There is such a stigma still associated with needing ‘head meds’ or counseling that a lot of people never get the help they need. Our heads can get just as upset as a sour stomach. If you’ve ever lived with chronic heartburn, imagine your brain living with chronic chemical imbalance. You stay upset or worried and it resets your fight or flight response to higher and higher defaults until you live your life on adrenaline and glucose and all kinds of chemicals regularly shooting through your brain that wouldn’t be happening if you were calm and relaxed. Resetting your brain chemicals is as difficult for some people as losing weight, you can’t just will power your way through it without first understanding what is really going on.

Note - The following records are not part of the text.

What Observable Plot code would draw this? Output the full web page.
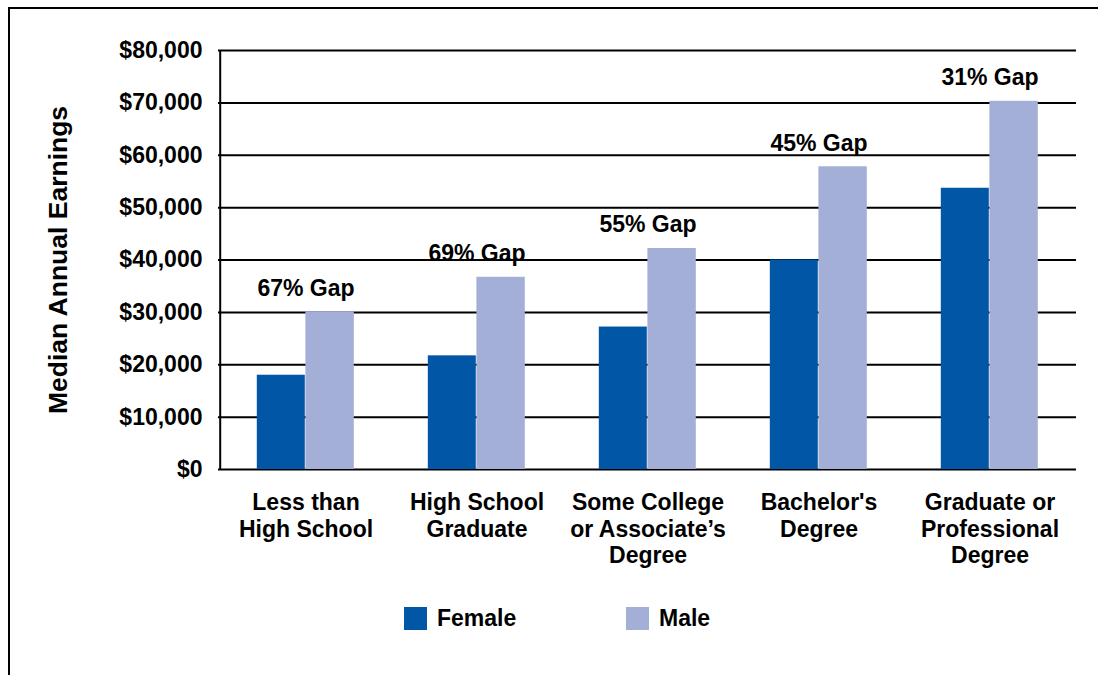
<!DOCTYPE html>
<html>
<head>
<meta charset="utf-8">
<script src="https://cdn.jsdelivr.net/npm/d3@7"></script>
<script src="https://cdn.jsdelivr.net/npm/@observablehq/plot@0.6"></script>
<style>
  html, body { margin: 0; padding: 0; background: #fff; }
  body { width: 1098px; height: 675px; position: relative; overflow: hidden; font-family: "Liberation Sans", Arial, sans-serif; }
  #frame { position: absolute; left: 8px; top: 7px; width: 1200px; height: 800px; border-left: 2px solid #000; border-top: 2px solid #000; box-sizing: border-box; }
  #chart { position: absolute; left: 0; top: 0; }
  #legend { position: absolute; top: 607px; left: 0; width: 1098px; height: 23px; font-weight: bold; font-size: 23px; color: #000; }
  .item { position: absolute; top: 0; display: flex; align-items: center; height: 23px; }
  .sw { width: 23px; height: 23px; margin-right: 10px; }
</style>
</head>
<body>
<div id="frame"></div>
<div id="chart"></div>
<div id="legend"></div>
<script>
const categories = [
  "Less than\nHigh School",
  "High School\nGraduate",
  "Some College\nor Associate’s\nDegree",
  "Bachelor's\nDegree",
  "Graduate or\nProfessional\nDegree"
];
const series = ["Female", "Male"];
const femaleValues = [18000, 21700, 27200, 40000, 53700];
const maleValues = [30100, 36700, 42200, 57800, 70300];
const gapLabels = ["67% Gap", "69% Gap", "55% Gap", "45% Gap", "31% Gap"];
const yTicks = [0, 10000, 20000, 30000, 40000, 50000, 60000, 70000, 80000];
const colors = ["#0256A6", "#A4AFD8"];

const female = categories.map((c, i) => ({category: c, value: femaleValues[i], sex: "Female"}));
const male = categories.map((c, i) => ({category: c, value: maleValues[i], sex: "Male", gap: gapLabels[i]}));

const W = 1098, H = 590, mL = 218, mR = 22, mT = 50, mB = 121;
const band = (W - mL - mR) / categories.length;

const fmt = d3.format("$,.0f");

const plot = Plot.plot({
  width: W,
  height: H,
  marginLeft: mL,
  marginRight: mR,
  marginTop: mT,
  marginBottom: mB,
  style: {fontFamily: "Liberation Sans, Arial, sans-serif", color: "#000", background: "transparent", overflow: "visible"},
  x: {type: "band", domain: categories, padding: 0, label: null},
  y: {domain: [0, 80000], label: null},
  color: {domain: series, range: colors},
  marks: [
    Plot.ruleY(yTicks, {stroke: "#000", strokeWidth: 2}),
    Plot.barY(female, {x: "category", y: "value", fill: colors[0], insetLeft: 36.8, insetRight: band - 85.4}),
    Plot.barY(male, {x: "category", y: "value", fill: colors[1], insetLeft: 85.4, insetRight: band - 134.4}),
    Plot.ruleX([categories[0]], {dx: -band / 2, y1: 0, y2: 80000, stroke: "#000", strokeWidth: 2}),
    Plot.text(male, {x: "category", y: "value", text: "gap", dy: -16, lineAnchor: "bottom", fontSize: 23, fontWeight: "bold", fill: "#000"}),
    Plot.axisY({ticks: yTicks, tickSize: 0, tickPadding: 16, tickFormat: fmt, fontSize: 23, fontWeight: "bold", label: null}),
    Plot.axisX({tickSize: 0, tickPadding: 21, fontSize: 23, fontWeight: "bold", lineHeight: 1.17, lineAnchor: "top", label: null}),
    Plot.text(["Median Annual Earnings"], {frameAnchor: "left", dx: -160, rotate: -90, fontSize: 26.5, fontWeight: "bold", fill: "#000", textAnchor: "middle"})
  ]
});
document.getElementById("chart").appendChild(plot);

const legend = document.getElementById("legend");
const legendX = [404, 626];
series.forEach((s, i) => {
  const item = document.createElement("div");
  item.className = "item";
  item.style.left = legendX[i] + "px";
  const sw = document.createElement("span");
  sw.className = "sw";
  sw.style.background = colors[i];
  const t = document.createElement("span");
  t.textContent = s;
  item.appendChild(sw);
  item.appendChild(t);
  legend.appendChild(item);
});
</script>
</body>
</html>
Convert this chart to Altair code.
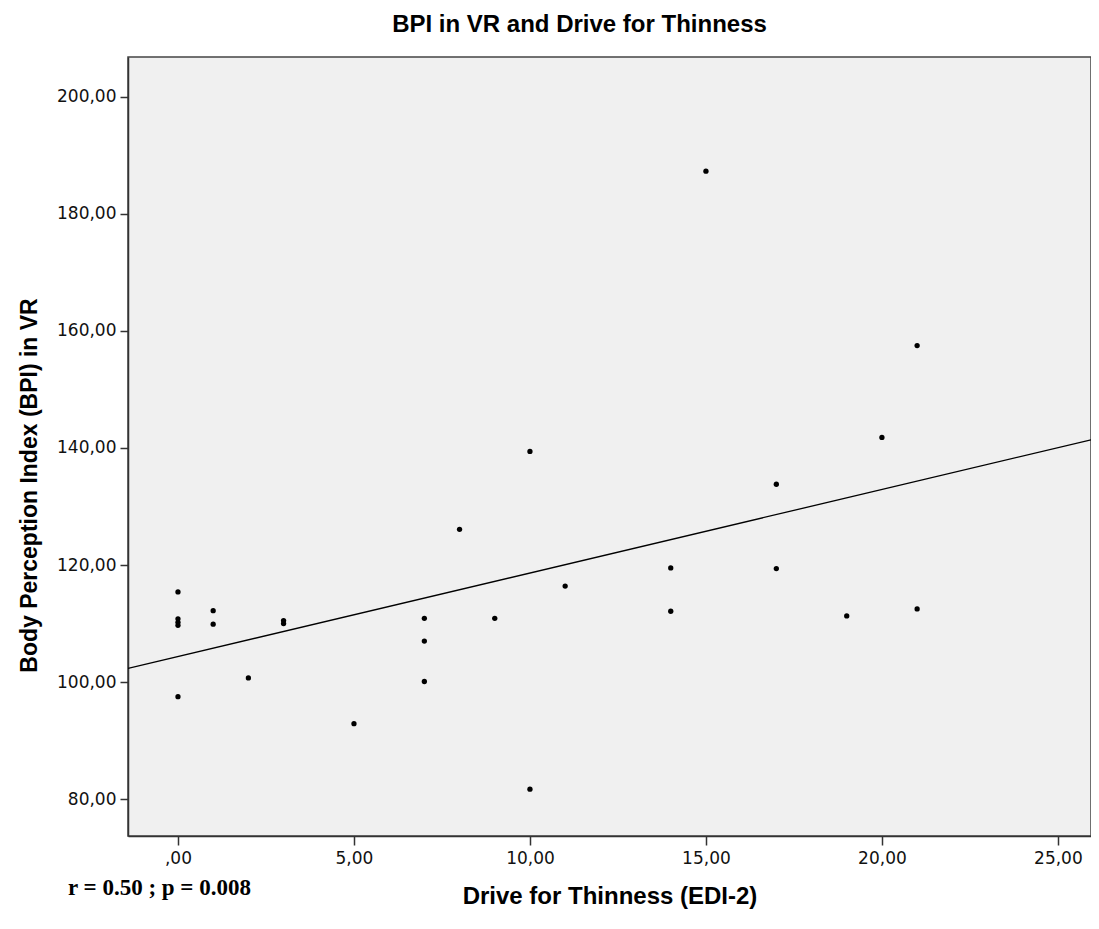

Drama is a way of life nowadays, isn’t it? Some people are so into drama they can’t seem to live without it, like they’re addicted. Well, they are! They need something to obsessively worry about or get angry over so they can keep pumping those chemicals into their brains. It’s every bit as addictive as alcohol and drugs, considering your brain is a pharmacy itself. Our brains and bodies produce drugs for us all the time, but those are intended to keep us alive when stuff gets hard, like human history used to be. And then we need other chemicals to make us feel better after all that high energy zapping, and that’s where we start self medicating. A lot of people sleep better after they drink coffee, which seems ironic. (Me…) We need a substance to trigger chain reactions to help us control how we feel, because we feel crummy if we don’t.

I tend to get carried away because typing words comes so easy for me, so let’s get back to my main point. Connect with people. Find people who accept YOU and will allow you the freedom to make some changes. If you don’t find these people in ‘real life’, find them on the internet. Twitter has been a godsend to me this year, I kid you not. I have gotten through so much stuff, thanks to friends interacting in real time on twitter. Social media is kind of a joke, but it’s real. There are real people all over this planet that you can reach out and touch now, and we are all resources of love and hope for each other if we do this right.

I’ve been using this song all week to float through the rough stuff. Find something meaningful for you and focus on it. And connect.